The SUV, which has an Environmental Protection Agency rated range of 103 miles on one charge -- roughly 20 to 30 miles more than those of the other electric vehicles it competes against -- is a collaboration with Tesla Motors, the luxury electric car maker based in Palo Alto.
But consumers will pay for those extra miles.
The RAV4 EV has a suggested retail price of $49,800. The electric version of the Ford Focus starts at about $10,000 less but has a range of 76 miles. The Nissan Leaf can be almost $15,000 less but has a range of 73 miles.
Like other so-called battery electric vehicles -- they run just on electricity and don’t operate like the Chevrolet Volt, which also has a gasoline engine to extend the range -- the RAV4 EV is expected to qualify for a $2,500 rebate through the Clean Vehicle Rebate Program in California and is eligible for a $7,500 federal tax credit.
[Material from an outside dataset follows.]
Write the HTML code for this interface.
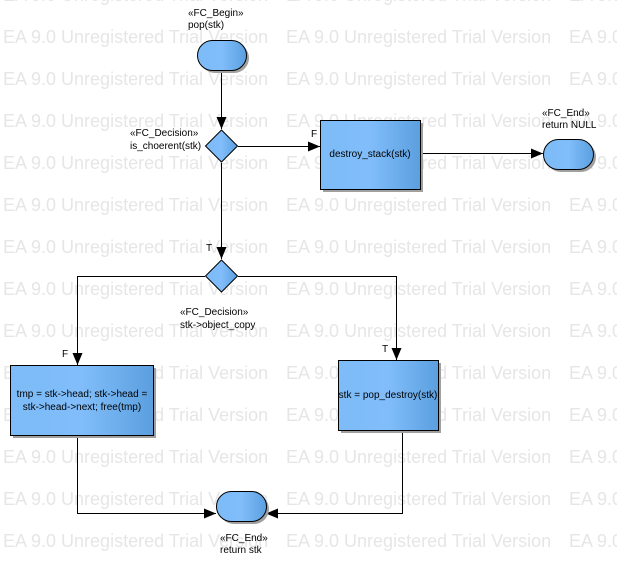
<!DOCTYPE html>
<html><head><meta charset="utf-8"><style>
html,body{margin:0;padding:0;background:#fff;width:617px;height:562px;overflow:hidden}
svg{display:block;font-family:"Liberation Sans",Arial,sans-serif}
.wm{fill:#e6e6e6;font-size:18px}
.t{font-size:10px;fill:#000}
</style></head><body>
<svg width="617" height="562" viewBox="0 0 617 562" xmlns="http://www.w3.org/2000/svg">
<defs>
<linearGradient id="g" x1="0" x2="1" y1="0" y2="0">
<stop offset="0" stop-color="#7dbcf8"/><stop offset="0.5" stop-color="#80bdfa"/><stop offset="1" stop-color="#5b9fdf"/>
</linearGradient>
<marker id="a" markerWidth="12" markerHeight="10" refX="12" refY="5" orient="auto" markerUnits="userSpaceOnUse">
<path d="M0,0 L12,5 L0,10 Z" fill="#000"/></marker>
</defs>
<g class="wm">
<text x="3" y="1">EA 9.0 Unregistered Trial Version</text><text x="286" y="1">EA 9.0 Unregistered Trial Version</text><text x="569" y="1">EA 9.0 Unregistered Trial Version</text>
<text x="3" y="43">EA 9.0 Unregistered Trial Version</text><text x="286" y="43">EA 9.0 Unregistered Trial Version</text><text x="569" y="43">EA 9.0 Unregistered Trial Version</text>
<text x="3" y="85">EA 9.0 Unregistered Trial Version</text><text x="286" y="85">EA 9.0 Unregistered Trial Version</text><text x="569" y="85">EA 9.0 Unregistered Trial Version</text>
<text x="3" y="127">EA 9.0 Unregistered Trial Version</text><text x="286" y="127">EA 9.0 Unregistered Trial Version</text><text x="569" y="127">EA 9.0 Unregistered Trial Version</text>
<text x="3" y="169">EA 9.0 Unregistered Trial Version</text><text x="286" y="169">EA 9.0 Unregistered Trial Version</text><text x="569" y="169">EA 9.0 Unregistered Trial Version</text>
<text x="3" y="211">EA 9.0 Unregistered Trial Version</text><text x="286" y="211">EA 9.0 Unregistered Trial Version</text><text x="569" y="211">EA 9.0 Unregistered Trial Version</text>
<text x="3" y="253">EA 9.0 Unregistered Trial Version</text><text x="286" y="253">EA 9.0 Unregistered Trial Version</text><text x="569" y="253">EA 9.0 Unregistered Trial Version</text>
<text x="3" y="295">EA 9.0 Unregistered Trial Version</text><text x="286" y="295">EA 9.0 Unregistered Trial Version</text><text x="569" y="295">EA 9.0 Unregistered Trial Version</text>
<text x="3" y="337">EA 9.0 Unregistered Trial Version</text><text x="286" y="337">EA 9.0 Unregistered Trial Version</text><text x="569" y="337">EA 9.0 Unregistered Trial Version</text>
<text x="3" y="379">EA 9.0 Unregistered Trial Version</text><text x="286" y="379">EA 9.0 Unregistered Trial Version</text><text x="569" y="379">EA 9.0 Unregistered Trial Version</text>
<text x="3" y="421">EA 9.0 Unregistered Trial Version</text><text x="286" y="421">EA 9.0 Unregistered Trial Version</text><text x="569" y="421">EA 9.0 Unregistered Trial Version</text>
<text x="3" y="463">EA 9.0 Unregistered Trial Version</text><text x="286" y="463">EA 9.0 Unregistered Trial Version</text><text x="569" y="463">EA 9.0 Unregistered Trial Version</text>
<text x="3" y="505">EA 9.0 Unregistered Trial Version</text><text x="286" y="505">EA 9.0 Unregistered Trial Version</text><text x="569" y="505">EA 9.0 Unregistered Trial Version</text>
<text x="3" y="547">EA 9.0 Unregistered Trial Version</text><text x="286" y="547">EA 9.0 Unregistered Trial Version</text><text x="569" y="547">EA 9.0 Unregistered Trial Version</text>
</g>
<g stroke="#000" stroke-width="1" fill="none">
<path d="M221.5,70 V129" marker-end="url(#a)"/>
<path d="M238,146.5 H320" marker-end="url(#a)"/>
<path d="M420,153.5 H543" marker-end="url(#a)"/>
<path d="M221.5,163 V259" marker-end="url(#a)"/>
<path d="M205,276.5 H77.5 V365" marker-end="url(#a)"/>
<path d="M238,276.5 H396.5 V360" marker-end="url(#a)"/>
<path d="M77.5,435 V513.5 H216" marker-end="url(#a)"/>
<path d="M402.5,430 V513.5 H266" marker-end="url(#a)"/>
</g>
<g fill="#a0a0a0">
<rect x="200" y="43" width="49" height="30" rx="15"/>
<rect x="546" y="142" width="50" height="30" rx="15"/>
<rect x="219" y="494" width="50" height="30" rx="15"/>
<rect x="323" y="123" width="100" height="69"/>
<rect x="13" y="368" width="143" height="70"/>
<rect x="341" y="363" width="100" height="70"/>
</g>
<g stroke="#000" stroke-width="1" fill="url(#g)">
<rect x="197.5" y="40.5" width="49" height="30" rx="15"/>
<rect x="543.5" y="139.5" width="50" height="30" rx="15"/>
<rect x="216.5" y="491.5" width="50" height="30" rx="15"/>
<rect x="320.5" y="120.5" width="100" height="69"/>
<rect x="10.5" y="365.5" width="143" height="70"/>
<rect x="338.5" y="360.5" width="100" height="70"/>
<path d="M221.5,130 L237.5,146 L221.5,162 L205.5,146 Z"/>
<path d="M221.5,260 L237.5,276 L221.5,292 L205.5,276 Z"/>
</g>
<g class="t">
<text x="188" y="16">«FC_Begin»</text><text x="188" y="28">pop(stk)</text>
<text x="130" y="136">«FC_Decision»</text><text x="130" y="149">is_choerent(stk)</text>
<text x="311" y="137">F</text>
<text x="370" y="157" text-anchor="middle">destroy_stack(stk)</text>
<text x="542" y="116">«FC_End»</text><text x="542" y="128">return NULL</text>
<text x="206" y="251">T</text>
<text x="180" y="315">«FC_Decision»</text><text x="180" y="328">stk-&gt;object_copy</text>
<text x="62" y="357">F</text>
<text x="382" y="352">T</text>
<text x="82" y="397" text-anchor="middle">tmp = stk-&gt;head; stk-&gt;head =</text>
<text x="82" y="410" text-anchor="middle">stk-&gt;head-&gt;next; free(tmp)</text>
<text x="388" y="398" text-anchor="middle">stk = pop_destroy(stk)</text>
<text x="220" y="541">«FC_End»</text><text x="220" y="553">return stk</text>
</g>
</svg>
</body></html>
The vehicle also gets that coveted car pool lane permit sticker.
Toyota will offer some financial incentives to buyers, including a 1.9% loan rate and a 36-month lease option at $599 a month with $3,499 drive-off.
Still that’s more expensive than what Honda wants for its electric Fit, which is available for lease only. The Fit’s 36-month, 36,000-mile lease will cost $389 a month plus taxes with no down payment and it includes collision insurance. It has a range of 82 miles per charge.
Sales of electric vehicles have been slow, and Toyota doesn’t expect the RAV4 EV to be a high-volume car. It plans to offer just 2,600 units through 2014.